Doc's "Tetanus II" '26 T takes the stage at Champion Raceway. When tech inspectors demanded tetanus shots before checking the car in, Doc and the T earned their eternal nicknames fair and square. I've been blessed with some great mentors, but Doc is the only one I also call my best friend. I'm definitely the luckiest guy in town. (Scotty shot)


Last weekend, research led me to the July '74 issue of Popular Hot Rodding magazine, where a letter to the editor (Lee Kelly) from Joel Craft of Gage, Oklahoma caught my attention. Joel's missive (entitled "Don't Read This") addressed the frustrations of the Pro vs Sportsman quagmire that threatened to bring the National Hot Rod Association to its knees in the midst of a shaky economy, rising gas prices, and federally mandated speed limits and emissions regulations. PHR dedicated three pages to Joel's thoughts, but I'll just touch on a few. I've edited and even paraphrased Joel's words here, but have not changed the intent nor context.

The history of drag racing is built around the 'little guy' and was not intended to be taken over by 'pros'. The pros don't like having the pit area cluttered with amateurs. Neither do the promoters and sponsors. Kinda reminds you of the dad who buys Junior an electric train set, then relegates Junior to the role of observer.

The cowboys who ride in rodeos are both the little guy and the pro, and both are compatible. The system is simple. You are considered an amateur until you have built up enough points to be called a pro. How that relates to drag racing: At the first of the season, everybody joins the organization and is issued a card. Say the card is green. But if the guy accumulates the necessary points, he is issued a red card that says he is a pro. The number of pro cards issued can depend on several variables (which I don't have space for here. Google the July '74 PHR). 

When a promoter wants a pro sanction, it is issued on the grounds that he also has set a date for the 'junior racers'. The pros are happy because on Sunday they have the strip to themselves, and the little guys are happy because on Saturday they have the strip to themselves. The promoters are all grins because they have two gates, and the sanctioning organization is happy because membership has tripled. Think there won't be a gate on Saturday? Remember, not all 'big cars' are in the pro ranks. And someone is fighting to get a red card so they can race on Sunday - and a lot of people will be out there to see if the local hero can make the grade.

Decide for yourself if these thoughts from 1974 are relevant today.

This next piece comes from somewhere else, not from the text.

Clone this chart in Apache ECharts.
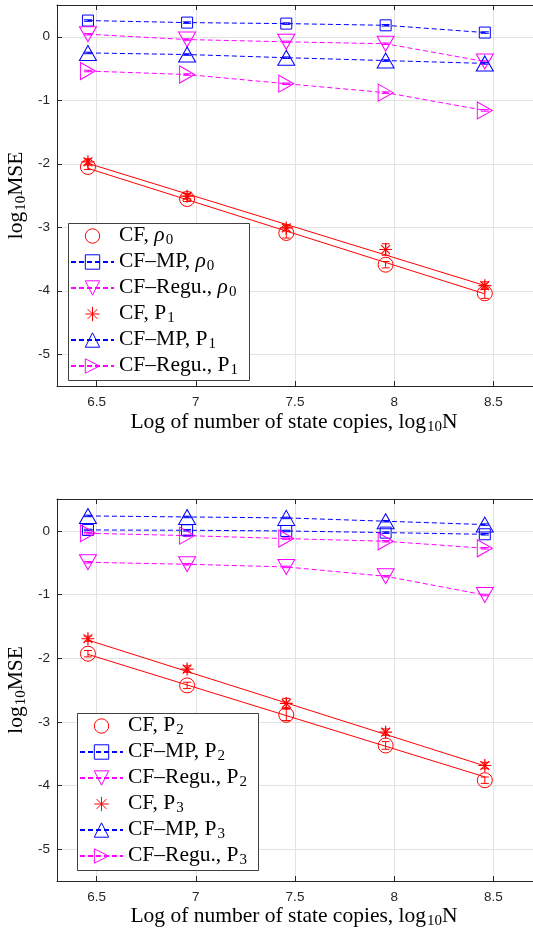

And keep in mind, this is a simplified and edited version of one person's train of thought. But I've heard similar concepts being pitched lately. And just today, I saw a piece on Competition Plus.com calling for John Force to be instated as President of the NHRA. They made a viable argument for the idea, too. Bottom line: Times have changed, but nothing's new. We can only hope to learn from the past. Ultimately, I find the vast array of ideas being kicked around to be encouraging - compelling, even. I'm just glad we're finally talking about it and hope we aren't too late to the conversation. Because the next step is getting into action and the time for that was about 25 years ago.

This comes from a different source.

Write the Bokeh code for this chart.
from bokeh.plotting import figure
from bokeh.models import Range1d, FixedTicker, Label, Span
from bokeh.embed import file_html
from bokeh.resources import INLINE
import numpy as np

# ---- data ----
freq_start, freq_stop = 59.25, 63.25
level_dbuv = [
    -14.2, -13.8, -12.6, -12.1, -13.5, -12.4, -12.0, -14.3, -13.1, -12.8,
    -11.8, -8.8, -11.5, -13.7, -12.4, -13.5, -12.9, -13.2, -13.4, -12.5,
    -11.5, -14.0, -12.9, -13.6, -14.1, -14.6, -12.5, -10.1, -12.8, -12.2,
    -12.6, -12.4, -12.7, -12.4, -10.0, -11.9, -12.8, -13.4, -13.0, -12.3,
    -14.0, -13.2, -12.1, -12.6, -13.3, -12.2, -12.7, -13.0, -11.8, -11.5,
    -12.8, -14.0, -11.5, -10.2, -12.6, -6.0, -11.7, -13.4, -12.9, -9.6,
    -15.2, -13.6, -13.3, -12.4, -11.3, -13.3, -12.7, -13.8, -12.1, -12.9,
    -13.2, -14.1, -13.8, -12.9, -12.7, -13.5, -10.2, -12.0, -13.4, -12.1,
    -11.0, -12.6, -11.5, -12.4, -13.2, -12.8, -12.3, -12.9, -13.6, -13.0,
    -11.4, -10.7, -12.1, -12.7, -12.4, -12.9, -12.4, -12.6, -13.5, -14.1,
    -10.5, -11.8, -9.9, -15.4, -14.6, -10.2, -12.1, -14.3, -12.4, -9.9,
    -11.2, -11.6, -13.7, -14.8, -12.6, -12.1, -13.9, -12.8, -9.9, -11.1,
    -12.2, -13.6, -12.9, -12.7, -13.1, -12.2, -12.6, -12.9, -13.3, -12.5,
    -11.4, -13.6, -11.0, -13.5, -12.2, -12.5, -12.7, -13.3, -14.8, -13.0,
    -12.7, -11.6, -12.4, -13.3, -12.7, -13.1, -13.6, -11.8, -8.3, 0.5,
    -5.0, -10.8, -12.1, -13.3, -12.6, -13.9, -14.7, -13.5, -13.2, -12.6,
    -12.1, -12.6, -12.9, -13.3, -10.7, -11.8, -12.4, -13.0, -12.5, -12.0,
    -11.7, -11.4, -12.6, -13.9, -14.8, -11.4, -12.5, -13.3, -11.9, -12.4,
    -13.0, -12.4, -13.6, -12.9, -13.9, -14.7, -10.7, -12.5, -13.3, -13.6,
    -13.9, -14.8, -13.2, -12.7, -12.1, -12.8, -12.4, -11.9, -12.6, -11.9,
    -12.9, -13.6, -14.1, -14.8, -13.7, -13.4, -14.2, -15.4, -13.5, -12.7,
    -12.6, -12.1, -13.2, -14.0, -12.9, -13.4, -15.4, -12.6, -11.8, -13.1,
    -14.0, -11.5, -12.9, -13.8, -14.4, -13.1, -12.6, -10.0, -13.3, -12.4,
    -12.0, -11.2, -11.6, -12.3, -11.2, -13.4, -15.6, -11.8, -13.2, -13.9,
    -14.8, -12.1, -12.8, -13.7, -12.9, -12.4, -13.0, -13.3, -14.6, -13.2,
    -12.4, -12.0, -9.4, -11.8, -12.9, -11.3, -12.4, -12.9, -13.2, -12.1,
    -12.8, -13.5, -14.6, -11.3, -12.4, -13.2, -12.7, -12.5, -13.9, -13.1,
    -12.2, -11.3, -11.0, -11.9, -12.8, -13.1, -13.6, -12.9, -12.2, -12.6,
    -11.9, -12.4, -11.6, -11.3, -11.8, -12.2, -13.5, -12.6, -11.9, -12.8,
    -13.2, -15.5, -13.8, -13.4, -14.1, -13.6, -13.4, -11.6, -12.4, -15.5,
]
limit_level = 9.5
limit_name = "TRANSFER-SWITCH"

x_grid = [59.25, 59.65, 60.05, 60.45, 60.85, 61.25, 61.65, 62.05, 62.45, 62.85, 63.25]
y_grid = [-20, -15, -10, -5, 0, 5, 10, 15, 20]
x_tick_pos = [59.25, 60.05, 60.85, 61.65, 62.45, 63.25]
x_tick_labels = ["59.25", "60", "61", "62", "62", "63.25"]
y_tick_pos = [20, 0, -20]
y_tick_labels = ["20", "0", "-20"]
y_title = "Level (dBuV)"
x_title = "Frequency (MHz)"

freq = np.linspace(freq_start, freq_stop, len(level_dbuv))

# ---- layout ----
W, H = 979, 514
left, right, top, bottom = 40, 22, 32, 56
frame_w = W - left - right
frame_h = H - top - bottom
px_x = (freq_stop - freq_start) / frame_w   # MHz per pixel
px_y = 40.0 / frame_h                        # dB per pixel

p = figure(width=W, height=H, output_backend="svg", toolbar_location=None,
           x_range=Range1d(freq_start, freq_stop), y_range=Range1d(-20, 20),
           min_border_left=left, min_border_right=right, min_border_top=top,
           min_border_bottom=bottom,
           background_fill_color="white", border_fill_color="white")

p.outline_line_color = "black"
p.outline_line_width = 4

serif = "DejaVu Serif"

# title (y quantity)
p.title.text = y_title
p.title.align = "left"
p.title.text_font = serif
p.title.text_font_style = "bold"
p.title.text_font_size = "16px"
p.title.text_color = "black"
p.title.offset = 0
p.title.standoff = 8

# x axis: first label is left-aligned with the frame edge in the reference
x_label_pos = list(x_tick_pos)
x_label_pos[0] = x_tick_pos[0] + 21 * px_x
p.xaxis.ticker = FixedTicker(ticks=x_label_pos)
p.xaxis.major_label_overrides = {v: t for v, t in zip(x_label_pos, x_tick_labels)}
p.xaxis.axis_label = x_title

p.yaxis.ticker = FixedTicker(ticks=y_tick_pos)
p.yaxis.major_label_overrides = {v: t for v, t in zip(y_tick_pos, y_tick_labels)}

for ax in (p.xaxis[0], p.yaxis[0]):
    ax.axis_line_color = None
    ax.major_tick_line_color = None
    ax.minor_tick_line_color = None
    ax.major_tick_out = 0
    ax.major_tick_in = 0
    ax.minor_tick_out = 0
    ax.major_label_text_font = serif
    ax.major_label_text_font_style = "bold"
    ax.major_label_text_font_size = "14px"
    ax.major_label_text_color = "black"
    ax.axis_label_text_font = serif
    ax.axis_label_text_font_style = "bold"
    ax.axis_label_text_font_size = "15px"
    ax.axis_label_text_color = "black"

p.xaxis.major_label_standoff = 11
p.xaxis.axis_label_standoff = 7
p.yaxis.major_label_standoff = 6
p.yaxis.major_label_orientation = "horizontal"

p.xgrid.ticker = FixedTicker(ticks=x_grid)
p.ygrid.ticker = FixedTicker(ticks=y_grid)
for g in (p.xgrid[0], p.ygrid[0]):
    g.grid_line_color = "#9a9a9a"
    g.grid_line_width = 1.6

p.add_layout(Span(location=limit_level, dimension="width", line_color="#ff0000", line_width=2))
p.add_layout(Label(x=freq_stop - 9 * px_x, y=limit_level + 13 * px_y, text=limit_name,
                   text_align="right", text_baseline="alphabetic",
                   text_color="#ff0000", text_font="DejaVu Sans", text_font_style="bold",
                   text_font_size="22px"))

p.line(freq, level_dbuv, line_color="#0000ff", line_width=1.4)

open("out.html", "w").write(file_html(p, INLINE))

Reality depth perception question: Has this squirrely guy gone nuts, or have this guy's nuts gone squirrely? Consider your answer carefully.

That's right, it's a Littleford HandeeBox tool trailer. This one is serving a masonry enterprise, but could easily be converted to automotive duty. You know this would look great following your old Cushman service scooter around. But how many squirrels do you imagine it holds?

BONUS: Never-before-seen out takes from this post! Collect them all! Trade with your friends! Start a photo album! It's fun!!!